USAID’s program is also faced with the presence of “hundreds of thousands who have not been able to reclaim their land [and] have resorted to squatting on the outskirts of urban areas in informal settlements unrecognized by the government.”
During its audit of the contract, SIGAR found that Tetra Tech ARD completed eight of nine contract deliverables but its team was unable to rely on the agency’s contract files due to “the agency’s poor record keeping and had to seek additional information from Tetra Tech ARD. When asked, USAID did not have an explanation for why documents were missing from its contract files,” the report said. “Therefore, SIGAR questions how the agency was able to determine that the three LARA deliverables were completed when it closed out the contract.”

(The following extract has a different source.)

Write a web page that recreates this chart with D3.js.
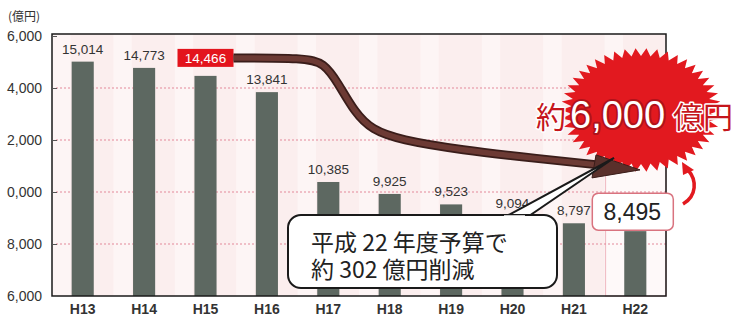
<!DOCTYPE html>
<html>
<head>
<meta charset="utf-8">
<title>Budget chart</title>
<script src="https://d3js.org/d3.v7.min.js"></script>
<style>
  body { margin: 0; background: #fff; }
  svg { display: block; }
  svg text { font-family: "Liberation Sans", Arial, "Noto Sans CJK JP", sans-serif; }
  .jp { font-family: "Noto Sans CJK JP", sans-serif; }
</style>
</head>
<body>
<div id="chart"></div>
<script>

// data
var years = ['H13', 'H14', 'H15', 'H16', 'H17', 'H18', 'H19', 'H20', 'H21', 'H22'];
var budget = [15014, 14773, 14466, 13841, 10385, 9925, 9523, 9094, 8797, 8495];
var valueLabels = ['15,014', '14,773', '14,466', '13,841', '10,385', '9,925', '9,523', '9,094', '8,797', '8,495'];
var yTickValues = [6000, 8000, 10000, 12000, 14000, 16000];
var yTickLabels = ['6,000', '8,000', '0,000', '2,000', '4,000', '6,000'];
var gridValues = [8000, 10000, 12000, 14000];

var W = 736, H = 318;
var plotLeft = 52, plotRight = 666, plotTop = 34, plotBottom = 296;

var svg = d3.select('#chart').append('svg')
  .attr('width', W).attr('height', H);

var x = d3.scaleBand().domain(years).range([plotLeft, plotRight]).paddingInner(0.64).paddingOuter(0.32);
var y = d3.scaleLinear().domain([6000, 16000]).range([plotBottom, 36]);
var bw = x.bandwidth();
var cx = function(k) { return x(k) + bw / 2; };

var rows = years.map(function(k, i) { return {year: k, value: budget[i], label: valueLabels[i]}; });

// clipped red headline at the very top
svg.append('text')
  .attr('class', 'jp')
  .attr('x', 70).attr('y', -6)
  .style('font-size', '26px').style('font-weight', 'bold')
  .style('fill', '#e8141c')
  .text('平成13年度から22年度までに約6,000億円の削減');

// plot background
svg.append('rect')
  .attr('x', plotLeft).attr('y', plotTop)
  .attr('width', plotRight - plotLeft).attr('height', plotBottom - plotTop)
  .style('fill', '#fbeeee');

// faint vertical bands
svg.append('g').selectAll('rect')
  .data(years).enter().append('rect')
    .attr('x', function(d) { return x(d) - x.step() * 0.32; })
    .attr('y', plotTop)
    .attr('width', x.step() * 0.3)
    .attr('height', plotBottom - plotTop)
    .style('fill', '#fdf5f5');

// highlighted H22 column
var hx = x('H22') - x.step() * 0.32 + 1;
svg.append('rect')
  .attr('x', hx).attr('y', 150)
  .attr('width', plotRight - hx).attr('height', plotBottom - 150)
  .style('fill', '#fef9f9')
  .style('stroke', '#f0b8c0').style('stroke-width', 1);

// dotted grid
svg.append('g').selectAll('line')
  .data(gridValues).enter().append('line')
    .attr('x1', plotLeft + 4).attr('x2', plotRight)
    .attr('y1', function(d) { return y(d); })
    .attr('y2', function(d) { return y(d); })
    .style('stroke', '#e3899a').style('stroke-width', 1)
    .style('stroke-dasharray', '2,2');

// bars
svg.append('g').selectAll('rect')
  .data(rows).enter().append('rect')
    .attr('x', function(d) { return x(d.year); })
    .attr('y', function(d) { return y(d.value); })
    .attr('width', bw)
    .attr('height', function(d) { return plotBottom - y(d.value); })
    .style('fill', '#5d6861');

// frame
svg.append('path')
  .attr('d', 'M' + plotLeft + ',' + plotTop + 'H' + plotRight + 'V' + plotBottom + 'H' + plotLeft + 'Z')
  .style('fill', 'none').style('stroke', '#1a1a1a').style('stroke-width', 1.5);

// y axis
var yAxis = d3.axisLeft(y)
  .tickValues(yTickValues)
  .tickSize(-5)
  .tickPadding(10)
  .tickFormat(function(d, i) { return yTickLabels[i]; });
var gy = svg.append('g').attr('transform', 'translate(' + plotLeft + ',0)').call(yAxis);
gy.select('.domain').remove();
gy.selectAll('text').style('font-size', '14px').style('fill', '#333');
gy.selectAll('line').style('stroke', '#555');

// x axis labels
var xAxis = d3.axisBottom(x).tickSize(0).tickPadding(8);
var gx = svg.append('g').attr('transform', 'translate(0,' + plotBottom + ')').call(xAxis);
gx.select('.domain').remove();
gx.selectAll('text').style('font-size', '14px').style('font-weight', 'bold').style('fill', '#333');

svg.append('text')
  .attr('class', 'jp')
  .attr('x', 8).attr('y', 21)
  .style('font-size', '12px').style('fill', '#333')
  .text('(億円)');

// value labels
svg.append('g').selectAll('text')
  .data(rows.filter(function(d) { return d.year !== 'H15' && d.year !== 'H22'; }))
  .enter().append('text')
    .attr('x', function(d) { return cx(d.year); })
    .attr('y', function(d) { return y(d.value) - 8; })
    .attr('text-anchor', 'middle')
    .style('font-size', '13.5px').style('fill', '#333')
    .text(function(d) { return d.label; });

// red label on H15
var r15 = rows[years.indexOf('H15')];
var ly = y(r15.value) - 18;
svg.append('rect')
  .attr('x', cx('H15') - 28).attr('y', ly - 9)
  .attr('width', 56).attr('height', 18)
  .style('fill', '#e3141d');

// trend arrow from the H15 label to H22
var pts = [
  [cx('H15') + 28, ly], [305, ly], [324, ly + 5], [338, ly + 25], [355, ly + 55],
  [372, ly + 72], [400, ly + 82], [460, ly + 92], [540, ly + 101], [598, ly + 107]
];
var curve = d3.line().curve(d3.curveBasis);
svg.append('path').attr('d', curve(pts))
  .style('fill', 'none').style('stroke', '#3a1d1a').style('stroke-width', 9);
svg.append('path').attr('d', curve(pts))
  .style('fill', 'none').style('stroke', '#6c3a34').style('stroke-width', 5.5);

svg.append('text')
  .attr('x', cx('H15')).attr('y', ly + 5)
  .attr('text-anchor', 'middle')
  .style('font-size', '13.5px').style('fill', '#fff')
  .text(r15.label);

// starburst
var sbx = 641, sby = 110, rx = 80, ry = 62, n = 46;
var star = [];
for (var k = 0; k < n * 2; k++) {
  var a = Math.PI * k / n;
  var f = k % 2 === 0 ? 1 : 0.87;
  star.push([sbx + Math.cos(a) * rx * f, sby + Math.sin(a) * ry * f]);
}
svg.append('path')
  .attr('d', d3.line()(star) + 'Z')
  .style('fill', '#e2191f');

// arrow head
svg.append('path')
  .attr('d', 'M596,' + (ly + 97) + 'L640,' + (ly + 112) + 'L592,' + (ly + 120) + 'Z')
  .style('fill', '#5a302b').style('stroke', '#3a1d1a').style('stroke-width', 1);

// starburst text
var bigText = svg.append('text')
  .attr('x', 536).attr('y', 128)
  .style('paint-order', 'stroke')
  .style('stroke', '#fff').style('stroke-width', 3)
  .style('stroke-linejoin', 'round');
bigText.append('tspan').attr('class', 'jp')
  .style('font-size', '30px').style('fill', '#c5161c').text('約');
bigText.append('tspan')
  .attr('dx', 4)
  .style('font-size', '38px').style('fill', '#fff')
  .style('stroke', '#b0121a').style('stroke-width', 4)
  .text('6,000');
bigText.append('tspan').attr('class', 'jp')
  .attr('dx', 8)
  .style('font-size', '30px').style('fill', '#c5161c').text('億円');

// small red curved arrow
svg.append('path')
  .attr('d', 'M683,204 C697,196 697,180 688,170')
  .style('fill', 'none').style('stroke', '#e2191f').style('stroke-width', 3.5);
svg.append('path')
  .attr('d', 'M682,162 L694,170 L683,175 Z')
  .style('fill', '#e2191f');

// callout bubble
svg.append('path')
  .attr('d', 'M503,218 L614,158 L526,218 Z')
  .style('fill', '#fff').style('stroke', '#1a1a1a').style('stroke-width', 2);
svg.append('rect')
  .attr('x', 288).attr('y', 215)
  .attr('width', 269).attr('height', 73)
  .attr('rx', 13)
  .style('fill', '#fff').style('stroke', '#1a1a1a').style('stroke-width', 2);
svg.append('path')
  .attr('d', 'M504,216.5 L525,216.5')
  .style('stroke', '#fff').style('stroke-width', 2.5);
svg.append('text').attr('class', 'jp')
  .attr('x', 311).attr('y', 251)
  .style('font-size', '23px').style('fill', '#222')
  .text('平成 22 年度予算で');
svg.append('text').attr('class', 'jp')
  .attr('x', 311).attr('y', 278)
  .style('font-size', '23px').style('fill', '#222')
  .text('約 302 億円削減');

// 8,495 box
var r22 = rows[years.indexOf('H22')];
svg.append('rect')
  .attr('x', cx('H22') - 43).attr('y', y(r22.value) - 38)
  .attr('width', 81).attr('height', 37)
  .attr('rx', 6)
  .style('fill', '#fff').style('stroke', '#d9737f').style('stroke-width', 1.5);
svg.append('text')
  .attr('x', cx('H22') - 3).attr('y', y(r22.value) - 11)
  .attr('text-anchor', 'middle')
  .style('font-size', '23px').style('fill', '#222')
  .text(r22.label);

</script>
</body>
</html>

Achievements that have been made under the LARA program “are at risk and funds spent on the program may end up being wasted because USAID did not assess the sustainability of key elements …in areas key to transitioning ownership to the Afghan government,” SIGAR concluded. With no new U.S. programs planned, future progress depends on the Afghan government, a situation USAID did not fully analyze, the report said.
SIGAR recommended that USAID conduct a final sustainability assessment to determine whether the government, using its Arazi Land Records Management System, is positioned for forward progress.
USAID Mission Director Herbert Smith did not agree that missing documents meant his agency had omitted evaluations. He argued that the Arazi system is generating its own revenues, has 34 field offices and has contributed to a “decrease in land-grabbing.” A new law passed in December might also improve the situation, he said.
SIGAR agreed to soften some of its language.